Begin with the first line of the material and write out each line exactly, ending with the line that contains "idx = list(range(len(years)))". Pictures are not part of the copy.

Collected material
■ ■ ■ ■ ■ ■ ■

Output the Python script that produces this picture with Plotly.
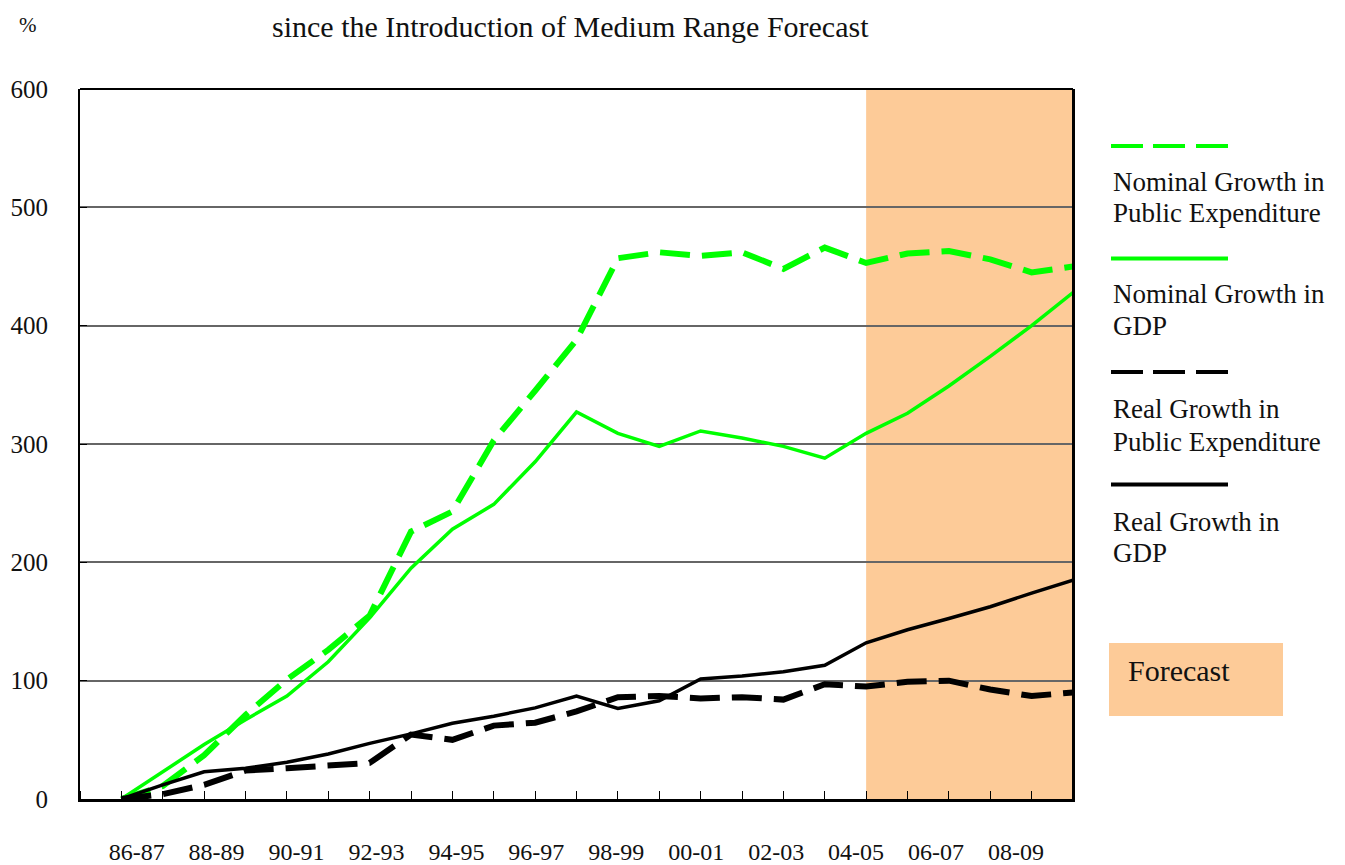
import plotly.graph_objects as go

years = ["86-87", "87-88", "88-89", "89-90", "90-91", "91-92", "92-93", "93-94",
         "94-95", "95-96", "96-97", "97-98", "98-99", "99-00", "00-01", "01-02",
         "02-03", "03-04", "04-05", "05-06", "06-07", "07-08", "08-09", "09-10"]

nominal_pe = [0, 11, 37, 71, 101, 126, 155, 226, 243, 303, 345, 388,
              457, 462, 459, 462, 448, 466, 453, 461, 463, 456, 445, 450]
nominal_gdp = [0, 23, 46, 67, 87, 116, 153, 195, 228, 249, 285, 327,
               309, 298, 311, 305, 298, 288, 309, 326, 349, 374, 400, 428]
real_pe = [0, 4, 12, 24, 26, 28.5, 30.5, 54.5, 50, 62, 64.5, 74,
           86, 87, 85, 86, 84, 97, 95, 99, 100, 92.5, 87, 90]
real_gdp = [0, 12, 23, 26, 31, 38, 47, 55, 64, 70, 77, 87,
            76.5, 83, 101.5, 104, 107.5, 113, 132, 143, 152.5, 162.5, 174, 185]

label_years = years[0::2]
forecast_start = "04-05"

series_names = ["Nominal Growth in<br>Public Expenditure", "Nominal Growth in<br>GDP",
                "Real Growth in<br>Public Expenditure", "Real Growth in<br>GDP"]

GREEN = "#00FF00"
BLACK = "#000000"
ORANGE = "#FDCB98"
FONT = "Liberation Serif"

OFF = 8  # page body margin
W, H = 1345 - OFF, 865 - OFF
# plot area in screen pixels
SL, SR, ST, SB = 80, 1073, 89, 799
L, R, T, B = SL - OFF, SR - OFF, ST - OFF, SB - OFF


def px(xs):
    return (xs - SL) / (SR - SL)


def py(ys):
    return (SB - ys) / (SB - ST)


idx = list(range(len(years)))

fig = go.Figure()
fig.add_trace(go.Scatter(x=idx, y=nominal_pe, mode="lines", name=series_names[0],
                         line=dict(color=GREEN, width=6, dash="30px,12px")))
fig.add_trace(go.Scatter(x=idx, y=nominal_gdp, mode="lines", name=series_names[1],
                         line=dict(color=GREEN, width=3.5)))
fig.add_trace(go.Scatter(x=idx, y=real_pe, mode="lines", name=series_names[2],
                         line=dict(color=BLACK, width=6, dash="30px,12px")))
fig.add_trace(go.Scatter(x=idx, y=real_gdp, mode="lines", name=series_names[3],
                         line=dict(color=BLACK, width=3.5)))

fs = years.index(forecast_start)
shapes = [dict(type="rect", xref="x", yref="paper", x0=fs, x1=len(years) - 1,
               y0=0, y1=1, fillcolor=ORANGE, line=dict(width=0), layer="below")]

# custom legend
leg_line_y = [146, 258.5, 372, 484.5]
leg_styles = [(GREEN, "dash"), (GREEN, "solid"), (BLACK, "dash"), (BLACK, "solid")]
for yl, (col, st) in zip(leg_line_y, leg_styles):
    if st == "solid":
        shapes.append(dict(type="line", xref="paper", yref="paper",
                           x0=px(1111), x1=px(1228), y0=py(yl), y1=py(yl),
                           line=dict(color=col, width=4)))
    else:
        for a, b in [(1111, 1143), (1153, 1185), (1196, 1228)]:
            shapes.append(dict(type="line", xref="paper", yref="paper",
                               x0=px(a), x1=px(b), y0=py(yl), y1=py(yl),
                               line=dict(color=col, width=4)))

# forecast legend box
shapes.append(dict(type="rect", xref="paper", yref="paper",
                   x0=px(1109), x1=px(1283), y0=py(716), y1=py(643),
                   fillcolor=ORANGE, line=dict(width=0)))

# plot border top/right
shapes.append(dict(type="line", xref="paper", yref="paper", x0=0, x1=1, y0=1, y1=1,
                   line=dict(color="black", width=2)))
shapes.append(dict(type="line", xref="paper", yref="paper", x0=1, x1=1, y0=0, y1=1,
                   line=dict(color="black", width=2)))

annotations = []
leg_text_y = [(182, 213), (294, 326), (409, 441.5), (522, 553)]
for name, (y1, y2) in zip(series_names, leg_text_y):
    l1, l2 = name.split("<br>")
    for t, yy in [(l1, y1), (l2, y2)]:
        annotations.append(dict(text=t, xref="paper", yref="paper", x=px(1111), y=py(yy),
                                xanchor="left", yanchor="middle", showarrow=False,
                                font=dict(family=FONT, size=27, color="#111")))

annotations.append(dict(text="Forecast", xref="paper", yref="paper", x=px(1126), y=py(670),
                        xanchor="left", yanchor="middle", showarrow=False,
                        font=dict(family=FONT, size=30, color="#111")))
annotations.append(dict(text="since the Introduction of Medium Range Forecast",
                        xref="paper", yref="paper", x=px(570), y=py(8), yshift=0,
                        xanchor="center", yanchor="top", showarrow=False,
                        font=dict(family=FONT, size=30, color="#111")))
annotations.append(dict(text="%", xref="paper", yref="paper", x=px(28), y=py(25),
                        xanchor="center", yanchor="middle", showarrow=False,
                        font=dict(family=FONT, size=21, color="#111")))

# category labels are spread a little wider apart than the points in the original
LABEL_START, LABEL_STEP = 0.37, 1.932
label_pos = [LABEL_START + LABEL_STEP * i for i in range(len(label_years))]

fig.update_layout(
    width=W, height=H,
    margin=dict(l=L, r=W - R, t=T, b=H - B, autoexpand=False),
    paper_bgcolor="white", plot_bgcolor="white",
    showlegend=False,
    shapes=shapes, annotations=annotations,
    font=dict(family=FONT, color="#111"),
)
fig.update_xaxes(
    range=[-1, len(years) - 1], automargin=False,
    tickvals=label_pos, ticktext=label_years,
    ticks="", showgrid=False, zeroline=False,
    showline=True, linecolor="black", linewidth=3, mirror=False,
    tickfont=dict(family=FONT, size=24, color="#111"),
    ticklabelstandoff=29,
    minor=dict(ticks="inside", tick0=0, dtick=1, ticklen=8, tickcolor="black", tickwidth=1,
               showgrid=False),
)
fig.update_yaxes(
    range=[0, 600], automargin=False, tickvals=[0, 100, 200, 300, 400, 500, 600],
    showgrid=True, gridcolor="#666", gridwidth=1.5, zeroline=False,
    showline=True, linecolor="black", linewidth=2, mirror=True,
    ticks="inside", ticklen=7, tickcolor="black",
    tickfont=dict(family=FONT, size=25, color="#111"),
    ticklabelstandoff=25,
)

fig.write_html("out.html")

■ ■ ■ ■ ■ ■ ■

The result
Output the Python script that produces this picture with Plotly.
import plotly.graph_objects as go

years = ["86-87", "87-88", "88-89", "89-90", "90-91", "91-92", "92-93", "93-94",
         "94-95", "95-96", "96-97", "97-98", "98-99", "99-00", "00-01", "01-02",
         "02-03", "03-04", "04-05", "05-06", "06-07", "07-08", "08-09", "09-10"]

nominal_pe = [0, 11, 37, 71, 101, 126, 155, 226, 243, 303, 345, 388,
              457, 462, 459, 462, 448, 466, 453, 461, 463, 456, 445, 450]
nominal_gdp = [0, 23, 46, 67, 87, 116, 153, 195, 228, 249, 285, 327,
               309, 298, 311, 305, 298, 288, 309, 326, 349, 374, 400, 428]
real_pe = [0, 4, 12, 24, 26, 28.5, 30.5, 54.5, 50, 62, 64.5, 74,
           86, 87, 85, 86, 84, 97, 95, 99, 100, 92.5, 87, 90]
real_gdp = [0, 12, 23, 26, 31, 38, 47, 55, 64, 70, 77, 87,
            76.5, 83, 101.5, 104, 107.5, 113, 132, 143, 152.5, 162.5, 174, 185]

label_years = years[0::2]
forecast_start = "04-05"

series_names = ["Nominal Growth in<br>Public Expenditure", "Nominal Growth in<br>GDP",
                "Real Growth in<br>Public Expenditure", "Real Growth in<br>GDP"]

GREEN = "#00FF00"
BLACK = "#000000"
ORANGE = "#FDCB98"
FONT = "Liberation Serif"

OFF = 8  # page body margin
W, H = 1345 - OFF, 865 - OFF
# plot area in screen pixels
SL, SR, ST, SB = 80, 1073, 89, 799
L, R, T, B = SL - OFF, SR - OFF, ST - OFF, SB - OFF


def px(xs):
    return (xs - SL) / (SR - SL)


def py(ys):
    return (SB - ys) / (SB - ST)


idx = list(range(len(years)))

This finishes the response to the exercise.